Quand on était petits, y a longtemps, l’été, c’était synonyme de vélo, de casquettes, de casse-croûte dans l’herbe, de la radio qu’on écoutait religieusement pour savoir QUI allait gagner l’étape. Même en colo, on nous emmenait les voir, les coureurs, c’est dire. Comme on n’est pas complètement neuneu quand même, on se doute bien que déjà en ce temps-là, ils ne devaient pas le grimper à l’eau plate, ce fichu Galibier, mais n’empêche, ça avait de l’allure. Dans ma famille, on était plutôt Anquetil que Poulidor. Va comprendre pourquoi, ce gars-là, avec sa figure d’aristo, il nous bluffait tous, les grands et les petites. Mais bon, c’était un Normand, alors…
Mon papa, il aimait bien Robic, aussi. Il disait Biquet. Ça me faisait rire. Surtout quand tu voyais la tête du biquet ! Un petit bonhomme, sec comme un coup de trique, Breton comme on ne l’est plus, il avait gagné en 47, l’année de la reprise. Ça posait son grimpeur, un exploit comme ça ! Mon papa, il lui était éternellement reconnaissant d’avoir montré au monde que, oui, décidément, c’était bien la France qui avait gagné la guerre !
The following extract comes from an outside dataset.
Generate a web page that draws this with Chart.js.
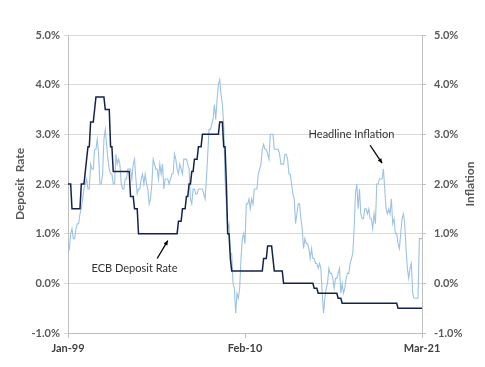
<!DOCTYPE html>
<html>
<head>
<meta charset="utf-8">
<script src="https://cdn.jsdelivr.net/npm/chart.js@4"></script>
<style>
body{margin:0;background:#fff;}
canvas{display:block;}
</style>
</head>
<body>
<canvas id="chart" width="485" height="367"></canvas>
<script>
// monthly, Jan-99 .. Mar-21
const years = [];
for(let y=1999;y<=2021;y++) years.push(y);
const monthNames = ["Jan","Feb","Mar","Apr","May","Jun","Jul","Aug","Sep","Oct","Nov","Dec"];

const tickIdx = [0,133,266];
const tickLabels = ["Jan-99","Feb-10","Mar-21"];
const yTicks = [-1,0,1,2,3,4,5];

// ECB deposit rate, %
const depositRate = [
2,2,2,1.5,1.5,1.5,1.5,1.5,1.5,1.5,2,2,
2,2.25,2.5,2.75,2.75,3.25,3.25,3.25,3.5,3.75,3.75,3.75,
3.75,3.75,3.75,3.75,3.5,3.5,3.5,3.5,2.75,2.75,2.25,2.25,
2.25,2.25,2.25,2.25,2.25,2.25,2.25,2.25,2.25,2.25,2.25,1.75,
1.75,1.75,1.5,1.5,1.5,1,1,1,1,1,1,1,
1,1,1,1,1,1,1,1,1,1,1,1,
1,1,1,1,1,1,1,1,1,1,1,1.25,
1.25,1.25,1.5,1.5,1.5,1.75,1.75,2,2,2.25,2.25,2.5,
2.5,2.5,2.75,2.75,2.75,3,3,3,3,3,3,3,
3,3,3,3,3,3,3.25,3.25,3.25,2.75,2.75,2,
1,1,0.5,0.25,0.25,0.25,0.25,0.25,0.25,0.25,0.25,0.25,
0.25,0.25,0.25,0.25,0.25,0.25,0.25,0.25,0.25,0.25,0.25,0.25,
0.25,0.25,0.25,0.5,0.5,0.5,0.75,0.75,0.75,0.75,0.5,0.25,
0.25,0.25,0.25,0.25,0.25,0.25,0,0,0,0,0,0,
0,0,0,0,0,0,0,0,0,0,0,0,
0,0,0,0,0,-0.1,-0.1,-0.1,-0.2,-0.2,-0.2,-0.2,
-0.2,-0.2,-0.2,-0.2,-0.2,-0.2,-0.2,-0.2,-0.2,-0.2,-0.2,-0.3,
-0.3,-0.3,-0.4,-0.4,-0.4,-0.4,-0.4,-0.4,-0.4,-0.4,-0.4,-0.4,
-0.4,-0.4,-0.4,-0.4,-0.4,-0.4,-0.4,-0.4,-0.4,-0.4,-0.4,-0.4,
-0.4,-0.4,-0.4,-0.4,-0.4,-0.4,-0.4,-0.4,-0.4,-0.4,-0.4,-0.4,
-0.4,-0.4,-0.4,-0.4,-0.4,-0.4,-0.4,-0.4,-0.5,-0.5,-0.5,-0.5,
-0.5,-0.5,-0.5,-0.5,-0.5,-0.5,-0.5,-0.5,-0.5,-0.5,-0.5,-0.5,
-0.5,-0.5,-0.5
];

// headline inflation, % y/y
const inflation = [
0.8,0.7,1.0,1.1,0.9,0.9,1.1,1.2,1.2,1.4,1.5,1.7,
1.9,2.0,2.1,1.9,1.9,2.4,2.3,2.3,2.7,2.7,2.9,2.6,
2.0,2.0,2.2,2.9,3.1,2.8,2.5,2.3,2.2,2.2,2.0,2.0,
2.6,2.4,2.5,2.4,2.0,1.9,1.9,2.1,2.1,2.3,2.3,2.3,
2.1,2.4,2.5,2.1,1.8,1.9,1.9,2.1,2.2,2.0,2.2,2.0,
1.9,1.6,1.7,2.0,2.5,2.4,2.3,2.3,2.1,2.4,2.2,2.4,
1.9,2.1,2.1,2.1,2.0,2.1,2.2,2.2,2.6,2.5,2.3,2.2,
2.4,2.3,2.2,2.5,2.5,2.5,2.4,2.3,1.7,1.6,1.9,1.9,
1.8,1.8,1.9,1.9,1.9,1.9,1.8,1.7,2.1,2.6,3.1,3.1,
3.2,3.3,3.6,3.3,3.7,4.0,4.1,3.8,3.6,3.2,2.1,1.6,
1.1,1.2,0.6,0.6,0.0,-0.1,-0.6,-0.2,-0.3,-0.1,0.5,0.9,
1.0,0.8,1.6,1.6,1.7,1.5,1.7,1.6,1.9,1.9,1.9,2.2,
2.3,2.4,2.7,2.8,2.7,2.7,2.6,2.5,3.0,3.0,3.0,2.7,
2.7,2.7,2.7,2.6,2.4,2.4,2.4,2.6,2.6,2.5,2.2,2.2,
2.0,1.8,1.7,1.2,1.4,1.6,1.6,1.3,1.1,0.7,0.9,0.8,
0.8,0.7,0.5,0.7,0.5,0.5,0.4,0.4,0.3,0.4,0.3,-0.2,
-0.6,-0.3,-0.1,0.0,0.3,0.2,0.2,0.1,-0.1,0.1,0.1,0.2,
0.3,-0.2,0.0,-0.2,-0.1,0.1,0.2,0.2,0.4,0.5,0.6,1.1,
1.8,2.0,1.5,1.9,1.4,1.3,1.3,1.5,1.5,1.4,1.5,1.3,
1.3,1.1,1.4,1.2,2.0,2.0,2.1,2.1,2.1,2.3,1.9,1.5,
1.4,1.5,1.4,1.7,1.2,1.3,1.0,1.0,0.8,0.7,1.0,1.3,
1.4,1.2,0.7,0.3,0.1,0.3,0.4,-0.2,-0.3,-0.3,-0.3,-0.3,
0.9,0.9,0.9
];

const labels = [];
years.forEach(y => monthNames.forEach(m => labels.push(m+"-"+String(y).slice(2))));
labels.length = depositRate.length;

// annotations: [month index, value]
const ecbNote = {text:"ECB Deposit Rate", at:[50,0.3], from:[67,0.5], to:[75,0.86]};
const inflNote = {text:"Headline Inflation", at:[213,3.0], from:[227,2.78], to:[236,2.42]};

const FONT = "Lato, 'Open Sans', sans-serif";
const GREY = "#595959";

function drawArrow(ctx,x1,y1,x2,y2){
const a = Math.atan2(y2-y1,x2-x1), h = 5;
ctx.beginPath();
ctx.moveTo(x1,y1);
ctx.lineTo(x2,y2);
ctx.stroke();
ctx.beginPath();
ctx.moveTo(x2,y2);
ctx.lineTo(x2-h*Math.cos(a-0.45),y2-h*Math.sin(a-0.45));
ctx.lineTo(x2-h*Math.cos(a+0.45),y2-h*Math.sin(a+0.45));
ctx.closePath();
ctx.fill();
}

const extras = {
id:"extras",
afterDraw(c){
const ctx = c.ctx, xs = c.scales.x, ys = c.scales.y, ca = c.chartArea;
const mid = (ca.top+ca.bottom)/2;
ctx.save();
ctx.fillStyle = GREY;
ctx.font = "bold 12px "+FONT;
ctx.textAlign = "center";
ctx.textBaseline = "middle";
[["Deposit  Rate",20],["Inflation",470]].forEach(t=>{
ctx.save();
ctx.translate(t[1],mid);
ctx.rotate(-Math.PI/2);
ctx.fillText(t[0],0,0);
ctx.restore();
});

ctx.strokeStyle = "#000";
ctx.lineWidth = 1.3;
ctx.font = "11px "+FONT;
[ecbNote,inflNote].forEach(n=>{
ctx.fillStyle = "#333";
ctx.fillText(n.text, xs.getPixelForValue(n.at[0]), ys.getPixelForValue(n.at[1]));
ctx.fillStyle = "#000";
drawArrow(ctx,
xs.getPixelForValue(n.from[0]), ys.getPixelForValue(n.from[1]),
xs.getPixelForValue(n.to[0]), ys.getPixelForValue(n.to[1]));
});
ctx.restore();
}
};

const tickFont = {family:FONT, size:11, weight:"bold"};

const chart = new Chart(document.getElementById("chart").getContext("2d"),{
type:"line",
data:{
labels:labels,
datasets:[
{label:"ECB Deposit Rate",data:depositRate,yAxisID:"y",borderColor:"#14224a",borderWidth:1.5,pointRadius:0,tension:0},
{label:"Headline Inflation",data:inflation,yAxisID:"y1",borderColor:"#9cc2e5",borderWidth:1.1,pointRadius:0,tension:0}
]
},
options:{
responsive:false,
animation:false,
layout:{padding:{top:35,left:0,right:0,bottom:0}},
plugins:{legend:{display:false},tooltip:{enabled:false}},
scales:{
x:{
type:"category",
offset:false,
grid:{drawOnChartArea:false,color:"#bfbfbf",tickLength:5},
border:{color:"#bfbfbf"},
ticks:{autoSkip:false,maxRotation:0,padding:4,color:"#404040",font:tickFont,
callback(v){ return tickLabels[tickIdx.indexOf(v)]; }},
afterBuildTicks(s){ s.ticks = s.ticks.filter(t => tickIdx.includes(t.value)); },
afterFit(s){ s.height = 34; }
},
y:{
position:"left",min:-1,max:5,
afterBuildTicks(s){ s.ticks = yTicks.map(v=>({value:v})); },
ticks:{color:GREY,font:tickFont,padding:4,callback:v=>v.toFixed(1)+"%"},
grid:{color:"#d9d9d9",tickLength:4},
border:{color:"#bfbfbf"},
afterFit(s){ s.width = 68; }
},
y1:{
position:"right",min:-1,max:5,
afterBuildTicks(s){ s.ticks = yTicks.map(v=>({value:v})); },
ticks:{color:GREY,font:tickFont,padding:8,callback:v=>v.toFixed(1)+"%"},
grid:{drawOnChartArea:false,color:"#bfbfbf",tickLength:4},
border:{color:"#bfbfbf"},
afterFit(s){ s.width = 63; }
}
}
},
plugins:[extras]
});
</script>
</body>
</html>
On l’a revu un jour, à Lannion, je crois bien, dans un de ces critériums d’après-Tour, en plein mois d’août 78. Il avait bien changé, le Biquet. Sans commentaires. Le vélo, ce n’est pas le foot. Dans ces années-là, bien avant la télé, si tu ne gagnais pas le Tour, tu n’étais rien. À peine un nom sur une feuille d’émargement, alors, la gloire, tu parles ! Et donc, tu ne gagnais pas le Tour, mais tu ne gagnais pas ta vie non plus… Alors, ça valsait de tous les côtés les fins de carrière… En pas du tout romantique. Et le Biquet, il n’avait pas échappé à la règle.
Après ça, des Bretons, il y en a eu d’autres, Bobet, et aussi Hinault, des seigneurs. Mais dans mon cœur de moitié-de-ce-coin-là, il y aura toujours un Biquet rigolard pour prendre la place.